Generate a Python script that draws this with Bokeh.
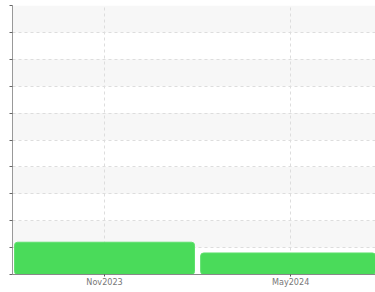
from datetime import datetime, timedelta
from bokeh.plotting import figure
from bokeh.models import FixedTicker, Range1d, DatetimeTickFormatter, CustomJSTickFormatter
from bokeh.embed import file_html
from bokeh.resources import INLINE

# data
periods = [datetime(2023, 11, 1), datetime(2024, 5, 1)]
values = [12, 8]
y_ticks = [-10, 0, 10, 20, 30, 40, 50, 60, 70, 80, 90, 100]
x_tick_dates = [datetime(2023, 11, 1), datetime(2024, 5, 1)]

def ms(d):
    return (d - datetime(1970, 1, 1)).total_seconds() * 1000

x_start = datetime(2023, 11, 1) - timedelta(days=90)
x_end = datetime(2024, 5, 1) + timedelta(days=83)

p = figure(width=375, height=289, x_axis_type="datetime",
           x_range=Range1d(x_start, x_end), y_range=Range1d(0, 100),
           output_backend="svg", toolbar_location=None,
           min_border_left=12, min_border_right=0, min_border_top=5, min_border_bottom=0)
p.outline_line_color = None
p.background_fill_color = "white"
p.border_fill_color = "white"

bar_width = 176 * 24 * 3600 * 1000
p.vbar(x=periods, top=values, bottom=0, width=bar_width,
       fill_color="#4adb5a", line_color="#5ee06c", line_width=1, border_radius=3)

# y axis
p.yaxis.ticker = FixedTicker(ticks=y_ticks)
p.yaxis.formatter = CustomJSTickFormatter(code="return ''")
p.yaxis.major_label_standoff = 0
p.yaxis.major_tick_in = 0
p.yaxis.major_tick_out = 3
p.yaxis.major_tick_line_color = "#666666"
p.yaxis.minor_tick_line_color = None
p.yaxis.axis_line_color = "#999999"
p.yaxis.axis_line_width = 1

# x axis
p.xaxis.ticker = FixedTicker(ticks=[ms(d) for d in x_tick_dates])
p.xaxis.formatter = DatetimeTickFormatter(days="%b%Y", months="%b%Y", years="%b%Y")
p.xaxis.major_label_text_font = "DejaVu Sans Condensed"
p.xaxis.major_label_text_font_size = "9px"
p.xaxis.major_label_text_color = "#777777"
p.xaxis.major_label_standoff = 0
p.xaxis.major_tick_in = 0
p.xaxis.major_tick_out = 2
p.xaxis.major_tick_line_color = "#555555"
p.xaxis.minor_tick_line_color = None
p.xaxis.axis_line_color = "#888888"

# grids
p.ygrid.ticker = FixedTicker(ticks=y_ticks)
p.ygrid.grid_line_color = "#dddddd"
p.ygrid.grid_line_dash = "3 3"
p.ygrid.band_fill_color = "#f7f7f7"
p.ygrid.band_fill_alpha = 1
p.ygrid.level = "image"
p.xgrid.grid_line_color = "#dddddd"
p.xgrid.grid_line_dash = "3 3"
p.xgrid.level = "underlay"

open("out.html", "w").write(file_html(p, INLINE))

☆ ☆ ☆ ☆ ☆

Without including any picture, repeat the data exactly.

- Finished exercise
Generate a Python script that draws this with Bokeh.
from datetime import datetime, timedelta
from bokeh.plotting import figure
from bokeh.models import FixedTicker, Range1d, DatetimeTickFormatter, CustomJSTickFormatter
from bokeh.embed import file_html
from bokeh.resources import INLINE

# data
periods = [datetime(2023, 11, 1), datetime(2024, 5, 1)]
values = [12, 8]
y_ticks = [-10, 0, 10, 20, 30, 40, 50, 60, 70, 80, 90, 100]
x_tick_dates = [datetime(2023, 11, 1), datetime(2024, 5, 1)]

def ms(d):
    return (d - datetime(1970, 1, 1)).total_seconds() * 1000

x_start = datetime(2023, 11, 1) - timedelta(days=90)
x_end = datetime(2024, 5, 1) + timedelta(days=83)

p = figure(width=375, height=289, x_axis_type="datetime",
           x_range=Range1d(x_start, x_end), y_range=Range1d(0, 100),
           output_backend="svg", toolbar_location=None,
           min_border_left=12, min_border_right=0, min_border_top=5, min_border_bottom=0)
p.outline_line_color = None
p.background_fill_color = "white"
p.border_fill_color = "white"

bar_width = 176 * 24 * 3600 * 1000
p.vbar(x=periods, top=values, bottom=0, width=bar_width,
       fill_color="#4adb5a", line_color="#5ee06c", line_width=1, border_radius=3)

# y axis
p.yaxis.ticker = FixedTicker(ticks=y_ticks)
p.yaxis.formatter = CustomJSTickFormatter(code="return ''")
p.yaxis.major_label_standoff = 0
p.yaxis.major_tick_in = 0
p.yaxis.major_tick_out = 3
p.yaxis.major_tick_line_color = "#666666"
p.yaxis.minor_tick_line_color = None
p.yaxis.axis_line_color = "#999999"
p.yaxis.axis_line_width = 1

# x axis
p.xaxis.ticker = FixedTicker(ticks=[ms(d) for d in x_tick_dates])
p.xaxis.formatter = DatetimeTickFormatter(days="%b%Y", months="%b%Y", years="%b%Y")
p.xaxis.major_label_text_font = "DejaVu Sans Condensed"
p.xaxis.major_label_text_font_size = "9px"
p.xaxis.major_label_text_color = "#777777"
p.xaxis.major_label_standoff = 0
p.xaxis.major_tick_in = 0
p.xaxis.major_tick_out = 2
p.xaxis.major_tick_line_color = "#555555"
p.xaxis.minor_tick_line_color = None
p.xaxis.axis_line_color = "#888888"

# grids
p.ygrid.ticker = FixedTicker(ticks=y_ticks)
p.ygrid.grid_line_color = "#dddddd"
p.ygrid.grid_line_dash = "3 3"
p.ygrid.band_fill_color = "#f7f7f7"
p.ygrid.band_fill_alpha = 1
p.ygrid.level = "image"
p.xgrid.grid_line_color = "#dddddd"
p.xgrid.grid_line_dash = "3 3"
p.xgrid.level = "underlay"

open("out.html", "w").write(file_html(p, INLINE))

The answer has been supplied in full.